Queen Shirt: When the Shirt Becomes Regal

Fashion, How to wear, Top Stories

Queen Shirt: When the Shirt Becomes Regal

For Spring Summer 2026, the classic white shirt evolves into the Queen Shirt: structured collars, intricate details, and refined minimalism inspired by historical queens like Anna of Habsburg, Elizabeth I, and Margherita of Savoy.
573

In the Spring Summer 2026 season, the women’s shirt definitively moves beyond its role as a wardrobe essential to become a true protagonist of contemporary dressing. Structured volumes, statement collars, and refined craftsmanship redefine a classic piece, elevating it far beyond functional simplicity.

It is a return that looks back: to history, to image-making, to the aesthetics of power. This is where the Queen Shirt emerges—a shirt that does not simply dress the body, but constructs a presence. A garment rooted in the visual language of historical queens, reinterpreting ancient codes through a contemporary lens.

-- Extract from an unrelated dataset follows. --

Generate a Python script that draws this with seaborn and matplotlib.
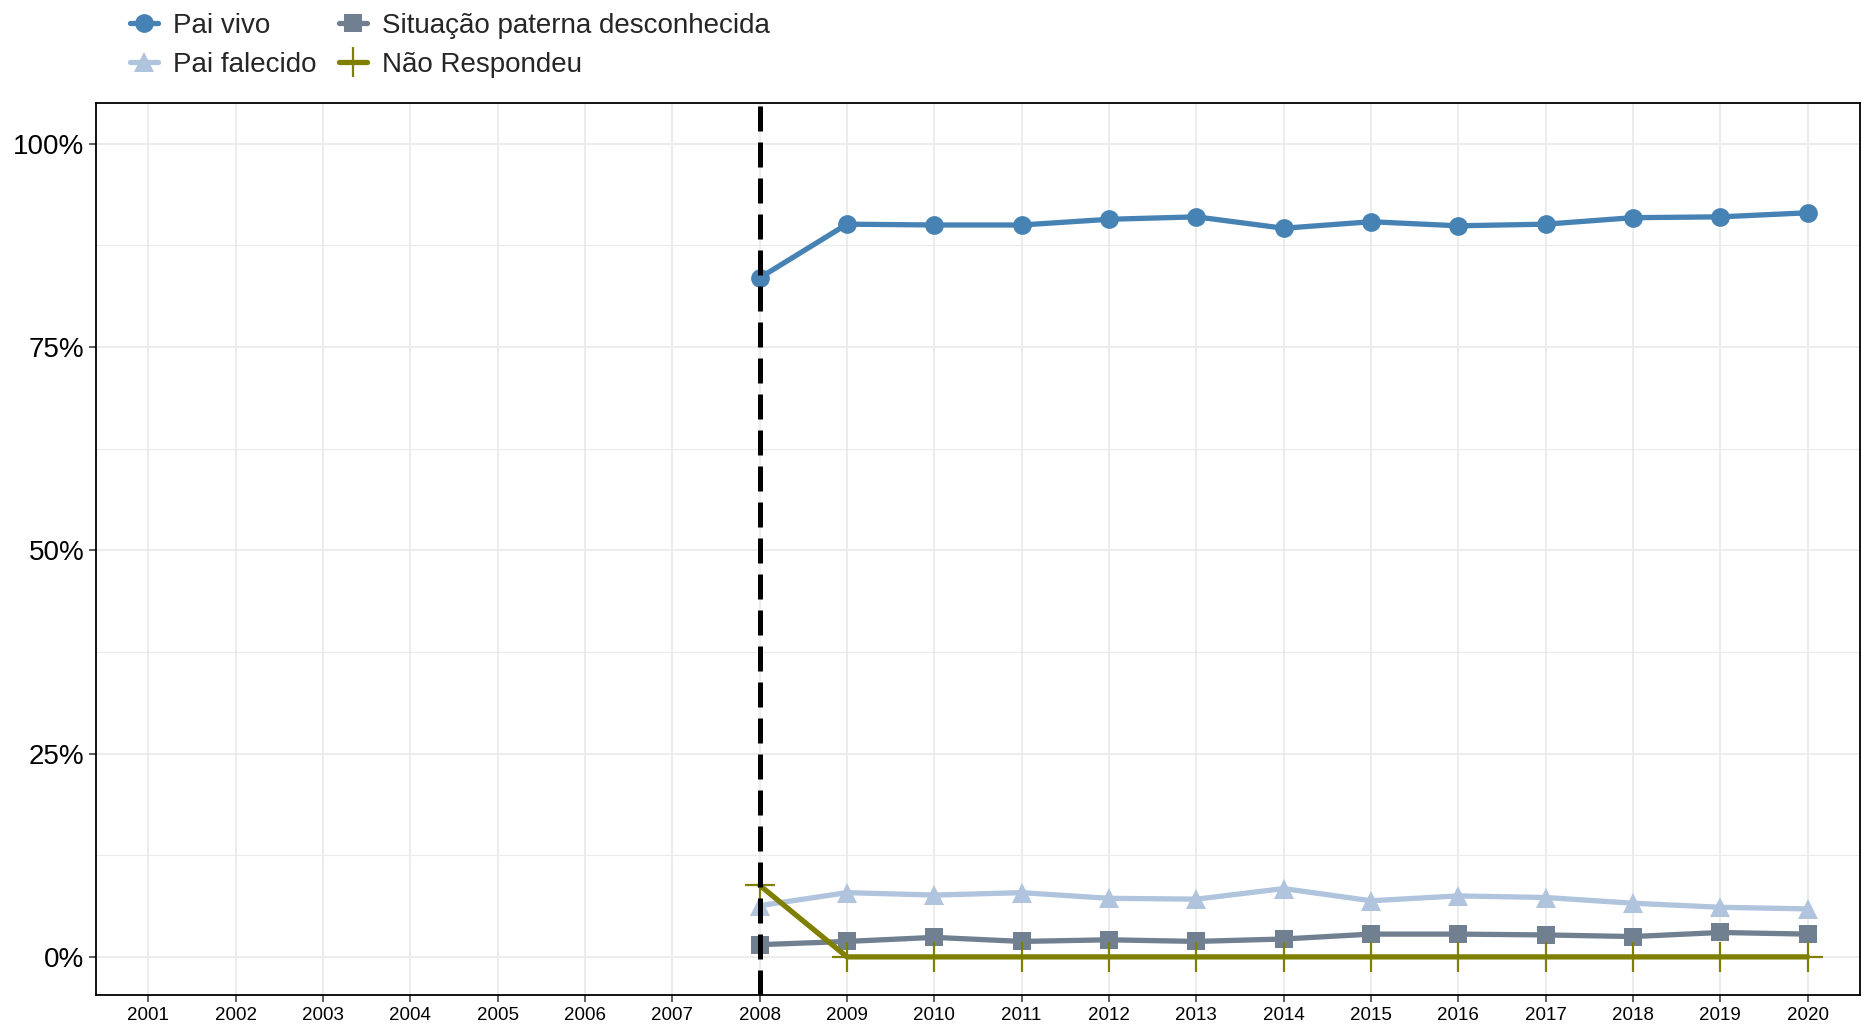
import matplotlib
matplotlib.use('Agg')
import matplotlib.pyplot as plt
import seaborn as sns
import pandas as pd
from matplotlib.lines import Line2D
from matplotlib.ticker import FixedLocator, FuncFormatter

# Data (percent)
anos = [2008, 2009, 2010, 2011, 2012, 2013, 2014, 2015, 2016, 2017, 2018, 2019, 2020]
pai_vivo = [83.5, 90.1, 90.0, 90.0, 90.7, 91.0, 89.6, 90.4, 89.9, 90.1, 90.9, 91.0, 91.5]
pai_falecido = [6.3, 7.9, 7.6, 7.9, 7.2, 7.1, 8.4, 6.9, 7.5, 7.3, 6.6, 6.1, 5.9]
situacao_desconhecida = [1.5, 1.9, 2.4, 1.9, 2.1, 1.9, 2.2, 2.8, 2.8, 2.7, 2.5, 3.0, 2.8]
nao_respondeu = [8.8, 0, 0, 0, 0, 0, 0, 0, 0, 0, 0, 0, 0]
anos_eixo = list(range(2001, 2021))
y_ticks = [0, 25, 50, 75, 100]

categorias = ['Pai vivo', 'Pai falecido', 'Situação paterna desconhecida', 'Não Respondeu']
cores = ['#4682B4', '#B0C4DE', '#708090', '#808000']
marcadores = ['o', '^', 's', '+']
tamanhos = [13.5, 15, 13, 22]
bordas = [0, 0, 0, 1.6]

df = pd.concat([
    pd.DataFrame({'ano': anos, 'valor': vals, 'categoria': cat})
    for cat, vals in zip(categorias, [pai_vivo, pai_falecido, situacao_desconhecida, nao_respondeu])
])

sns.set_style('white')
plt.rcParams['font.family'] = ['Liberation Sans', 'DejaVu Sans']

fig = plt.figure(figsize=(18.75, 10.28), dpi=100)
ax = fig.add_axes([0.0512, 0.032, 0.9408, 0.8678])

for cat, cor, mk, ms, mew in zip(categorias, cores, marcadores, tamanhos, bordas):
    sub = df[df['categoria'] == cat]
    sns.lineplot(data=sub, x='ano', y='valor', ax=ax, color=cor, marker=mk,
                 markersize=ms, markeredgewidth=mew, markeredgecolor=cor,
                 linewidth=3.8, legend=False, zorder=3)

ax.axvline(2008, color='black', linestyle=(0, (5, 2.2)), linewidth=3.6, zorder=4)

ax.set_xlim(2000.4, 2020.6)
ax.set_ylim(-4.7, 105)
ax.set_xticks(anos_eixo)
ax.set_xticklabels([str(a) for a in anos_eixo], fontsize=13.5)
ax.set_yticks(y_ticks)
ax.yaxis.set_major_formatter(FuncFormatter(lambda v, p: f'{v:.0f}%'))
ax.yaxis.set_minor_locator(FixedLocator([12.5, 37.5, 62.5, 87.5]))
ax.tick_params(axis='y', labelsize=20)
ax.tick_params(axis='both', which='major', length=5, width=1.1, color='#333333',
               direction='out', bottom=True, left=True, labelcolor='black')
ax.tick_params(axis='y', which='minor', length=0)

ax.grid(True, which='major', color='#EBEBEB', linewidth=1.3, zorder=0)
ax.grid(True, which='minor', axis='y', color='#EBEBEB', linewidth=0.8, zorder=0)
ax.set_axisbelow(True)
for s in ax.spines.values():
    s.set_color('black')
    s.set_linewidth(1.3)
ax.set_xlabel('')
ax.set_ylabel('')

handles = [Line2D([0], [0], color=c, marker=m, markersize=ms, markeredgewidth=mew,
                  markeredgecolor=c, linewidth=3.8)
           for c, m, ms, mew in zip(cores, marcadores, tamanhos, bordas)]
fig.legend(handles, categorias, loc='upper left', bbox_to_anchor=(0.056, 1.012),
           ncol=2, frameon=False, fontsize=20, handlelength=1.0,
           handletextpad=0.55, columnspacing=0.8, labelspacing=0.48)

fig.savefig('out.png', dpi=100)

Anna of Austria – The Power of Structure

The aesthetic of Anna of Austria is defined by formal rigidity and architectural construction. The garments of the 16th-century court sculpted the body through sharp lines, wide collars, and geometric forms that shaped a precise, almost sculptural silhouette.

This same geometric tension reappears in contemporary shirts, where the collar becomes the dominant feature. The sharp, angular line of the Dana floral-print silk shirt by Alix of Bohemia directly recalls that historical construction, transforming it into a modern statement.

Reimagined in this way, the shirt loses any sense of neutrality: it becomes structure, design, presence. Just like Anna’s garments, originally conceived to communicate authority before beauty.

Elizabeth I Tudor – The Language of Detail

If Anna of Austria represents structure, Elizabeth I of England embodies the triumph of detail. Her public image was built through a complex visual language—lace, embroidery, and elaborate collars that amplified her figure and made it iconic.

The Margot Tetris cotton-lace shirt translates this richness into a contemporary key while preserving the centrality of detail. The textured surface becomes a narrative element, while the collar acts as a decorative focal point that captures attention without overwhelming.

It is a different kind of royalty—more subtle: not imposed, but constructed through the care of detail. A shirt that invites closer observation, to be looked at, to be read.

Margherita of Savoy – The Elegance of Restraint

With Margherita of Savoy, the language shifts dramatically. Her aesthetic moves away from the decorative excess of earlier courts toward a measured refinement defined by balance and discretion.

The Jasen cropped Oxford shirt by Khaite perfectly embodies this attitude. Clean lines, precise proportions, and an absence of excess all contribute to a quiet yet deeply contemporary elegance.

Here, the Queen Shirt does not assert itself through decoration, but through restraint. It represents a form of luxury that does not need to declare itself, as it resides in the quality of construction and purity of form.

The New Royalty of the Shirt

From the Renaissance rigidity of Anna of Habsburg to the theatricality of Elizabeth I, and finally to the modern sobriety of Margherita of Savoy, the Spring Summer 2026 shirt moves across eras and visual languages to reinvent itself.

The Queen Shirt is not simply a trend, but a narrative. A way of wearing the past without replicating it—transforming historical codes into contemporary tools of expression.

At a time when fashion is rediscovering the value of identity, the shirt returns to the center stage—not as a basic, but as a statement. A garment capable of defining the wearer, just as royal attire once did.